The company’s net income rose to $402.8 million in the third quarter ended Sept. 30, up from $129.6 million a year earlier. Total revenue rose to $4 billion from $2.98 billion a year earlier.
Netflix shares, already up about 78% so far this year, jumped 14% to $394.25 in after-hours trading, and boosted other high-tech stocks.
The leap in subscribers marked a sharp turnaround from three months ago, when investors sent Netflix shares tumbling 14% after it missed Wall Street’s subscriber growth targets.
“The question at the end of Q2 was whether that miss was an aberration or signs of a longer-term slowdown in the business,” said Forrester Research analyst Jim Nail. “The answer: an aberration, likely the results of a somewhat low volume of new content last quarter.”
Netflix’s results sent shares of Alphabet, Facebook and Amazon up about 1% higher in extended trade. The four make up the so-called FANG group of high-growth companies that in recent months has lost some of its momentum following market-leading gains in recent years.
Netflix is investing more than $8 billion in entertainment programming this year to lure new customers around the world. In the third quarter, it released its largest slate of original TV shows and movies to date, including new seasons of hits such as “Orange is the New Black” and “BoJack Horseman.”
That paid off in terms of new subscribers. Wall Street analysts had expected Netflix to add about 5.2 million streaming customers in the quarter.
The company exceeded forecasts in both U.S. and international markets. Netflix said it signed up roughly 1.1 million subscribers in the United States, above analysts’ estimate of 674,000, according to Refinitiv. Its international business added nearly 5.9 million subscribers, compared with the average analyst estimate of 4.5 million.
In a letter to shareholders, Netflix said it saw “strong growth broadly across all our markets including Asia.”
Executives said audiences welcomed shows tailored to specific markets, such as “Sacred Games” in India, which the company identified as key to its expansion.

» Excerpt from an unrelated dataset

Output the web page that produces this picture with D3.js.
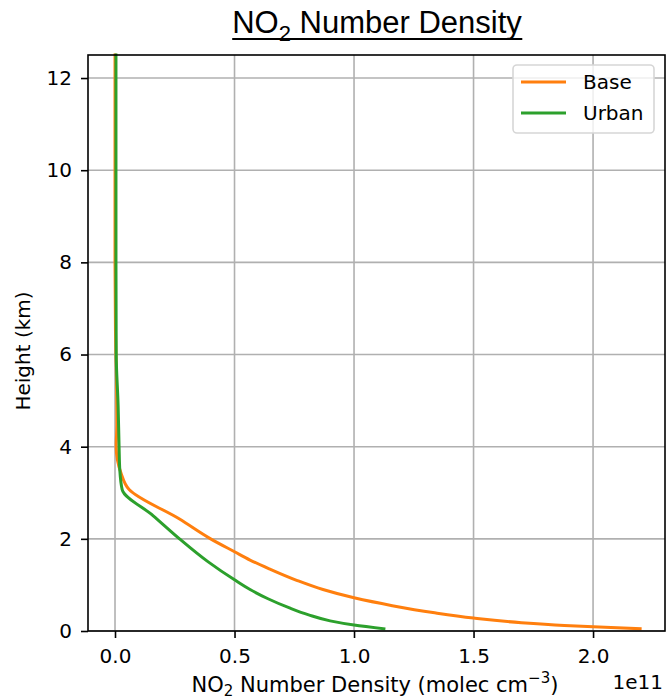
<!DOCTYPE html>
<html>
<head>
<meta charset="utf-8">
<script src="https://cdn.jsdelivr.net/npm/d3@7"></script>
<style>
body { margin: 0; background: #fff; }
text { font-family: "DejaVu Sans", sans-serif; }
</style>
</head>
<body>
<script>
// heights in km, number density in units of 1e11 molec cm-3
var baseHeight = [0.05, 0.08, 0.12, 0.18, 0.28, 0.40, 0.55, 0.72, 0.90, 1.10, 1.35, 1.54, 1.72, 2.0, 2.43, 3.07, 3.43, 4.0, 4.5, 5.5, 6.5, 8.0, 10.0, 12.5];
var baseValue  = [2.197, 2.05, 1.88, 1.70, 1.50, 1.33, 1.16, 1.00, 0.87, 0.76, 0.645, 0.565, 0.50, 0.40, 0.27, 0.059, 0.025, 0.005, 0.008, 0.006, 0.002, 0.0, 0.0, 0.0];

var urbanHeight = [0.05, 0.13, 0.22, 0.35, 0.50, 0.70, 0.90, 1.11, 1.5, 2.0, 2.5, 3.07, 3.5, 4.0, 4.9, 6.0, 8.0, 10.0, 12.5];
var urbanValue  = [1.125, 1.0, 0.90, 0.81, 0.73, 0.64, 0.565, 0.5, 0.39, 0.27, 0.16, 0.03, 0.02, 0.017, 0.013, 0.005, 0.004, 0.004, 0.004];

var seriesNames = ["Base", "Urban"];
var xTicks = [0.0, 0.5, 1.0, 1.5, 2.0];
var yTicks = [0, 2, 4, 6, 8, 10, 12];

var width = 666, height = 699;
// plot box (window.top is reserved, so use m* names)
var mLeft = 88, mRight = 665, mTop = 55, mBottom = 631;
var colors = {Base: "#ff7f0e", Urban: "#2ca02c"};

var svg = d3.select("body").append("svg")
    .attr("width", width)
    .attr("height", height);

var x = d3.scaleLinear().domain([-0.113, 2.301]).range([mLeft, mRight]);
var y = d3.scaleLinear().domain([0, 12.5]).range([mBottom, mTop]);

// grid
svg.append("g").selectAll("line")
    .data(xTicks).enter().append("line")
    .attr("x1", function(d) { return x(d); })
    .attr("x2", function(d) { return x(d); })
    .attr("y1", mTop).attr("y2", mBottom)
    .attr("stroke", "#b0b0b0").attr("stroke-width", 1.6);
svg.append("g").selectAll("line")
    .data(yTicks).enter().append("line")
    .attr("y1", function(d) { return y(d); })
    .attr("y2", function(d) { return y(d); })
    .attr("x1", mLeft).attr("x2", mRight)
    .attr("stroke", "#b0b0b0").attr("stroke-width", 1.6);

// profiles
var line = d3.line()
    .x(function(d) { return x(d[1]); })
    .y(function(d) { return y(d[0]); })
    .curve(d3.curveMonotoneY);

var series = [
    {name: "Base", pts: d3.zip(baseHeight, baseValue)},
    {name: "Urban", pts: d3.zip(urbanHeight, urbanValue)}
];

svg.selectAll(".profile")
    .data(series).enter().append("path")
    .attr("class", "profile")
    .attr("d", function(d) { return line(d.pts); })
    .attr("fill", "none")
    .attr("stroke", function(d) { return colors[d.name]; })
    .attr("stroke-width", 3)
    .attr("stroke-linejoin", "round")
    .attr("stroke-linecap", "square");

// axes
var xAxis = d3.axisBottom(x)
    .tickValues(xTicks)
    .tickFormat(d3.format(".1f"))
    .tickSize(7).tickSizeOuter(0).tickPadding(11);
var yAxis = d3.axisLeft(y)
    .tickValues(yTicks)
    .tickSize(7).tickSizeOuter(0).tickPadding(9);

var gx = svg.append("g").attr("transform", "translate(0," + mBottom + ")").call(xAxis);
var gy = svg.append("g").attr("transform", "translate(" + mLeft + ",0)").call(yAxis);
[gx, gy].forEach(function(g) {
    g.select(".domain").remove();
    g.selectAll(".tick line").attr("stroke", "#000").attr("stroke-width", 1.6);
    g.selectAll(".tick text")
        .attr("fill", "#000")
        .style("font-family", "DejaVu Sans")
        .style("font-size", "20px");
});

// spines
svg.append("rect")
    .attr("x", mLeft).attr("y", mTop)
    .attr("width", mRight - mLeft).attr("height", mBottom - mTop)
    .attr("fill", "none").attr("stroke", "#000").attr("stroke-width", 1.6);

// legend
var lg = svg.append("g");
lg.append("rect")
    .attr("x", 513).attr("y", 65).attr("width", 141).attr("height", 68)
    .attr("rx", 4)
    .attr("fill", "#fff").attr("fill-opacity", 0.8)
    .attr("stroke", "#d6d6d6").attr("stroke-width", 1.6);
seriesNames.forEach(function(n, i) {
    var ly = 82 + i * 31;
    lg.append("line")
        .attr("x1", 521).attr("x2", 566)
        .attr("y1", ly).attr("y2", ly)
        .attr("stroke", colors[n]).attr("stroke-width", 3);
    lg.append("text")
        .attr("x", 583).attr("y", ly + 7)
        .style("font-size", "20px")
        .text(n);
});

// axis labels
var xl = svg.append("text")
    .attr("x", 375).attr("y", 692)
    .attr("text-anchor", "middle")
    .style("font-size", "21px");
xl.append("tspan").text("NO");
xl.append("tspan").attr("dy", 4).style("font-size", "15px").text("2");
xl.append("tspan").attr("dy", -4).text(" Number Density (molec cm");
xl.append("tspan").attr("dy", -9).style("font-size", "15px").text("\u22123");
xl.append("tspan").attr("dy", 9).text(")");

svg.append("text")
    .attr("x", 663).attr("y", 689)
    .attr("text-anchor", "end")
    .style("font-size", "20px")
    .text("1e11");

svg.append("text")
    .attr("transform", "translate(30,351) rotate(-90)")
    .attr("text-anchor", "middle")
    .style("font-size", "20px")
    .text("Height (km)");

// title
var title = svg.append("text")
    .attr("x", 377).attr("y", 33)
    .attr("text-anchor", "middle")
    .style("font-family", "'Liberation Sans', Arial, sans-serif")
    .style("font-size", "31px");
title.append("tspan").text("NO");
title.append("tspan").attr("dy", 8).style("font-size", "22px").text("2");
title.append("tspan").attr("dy", -8).text(" Number Density");
var tb = title.node().getBBox();
svg.append("line")
    .attr("x1", tb.x).attr("x2", tb.x + tb.width)
    .attr("y1", 39).attr("y2", 39)
    .attr("stroke", "#000").attr("stroke-width", 2);
</script>
</body>
</html>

“We feel like we have a long, long runway ahead of us in India,” Greg Peters, chief product officer, said in a post-earnings video interview.
For the current quarter, Netflix forecast it will add 1.8 million customers in the United States and 7.6 million in international markets.
“We want to assure investors that we have the same high confidence in the underlying economics as our cash investments in the past,” Netflix said in its letter.
During the September quarter, Netflix added about 676 hours of original programming in the United States, a 135% increase from a year earlier, according to Cowen and Co analysts.
Netflix has been borrowing heavily to fund such rapid growth in TV shows and movies. It has issued a net $7.5 billion of bonds in less than three years, though that could carry a cost in a changing economic environment.
“Rising interest rates could make Netflix increasingly vulnerable to higher cost of capital,” CFRA research analyst Tuna Amobi said.
At the same time, Netflix faces competition from deep-pocketed companies such as Amazon and new streaming services from Walt Disney and AT&T that are expected late next year.
Netflix said it expects operating margins at the lower end of the 10% to 11% range for the full year 2018. It cut its projection of negative cash flow to closer to $3 billion. The company had previously projected $3 billion to minus $4 billion.
Neil Begley, a senior analyst at Moody’s Investors Service, estimated that Netflix may spend closer to $9 billion on content this year, but he said keeping negative free cash flow to about $3 billion would not change the company’s capital needs.
“It’ll probably still be the case that they’re going to stick to raising debt twice a year,” he said.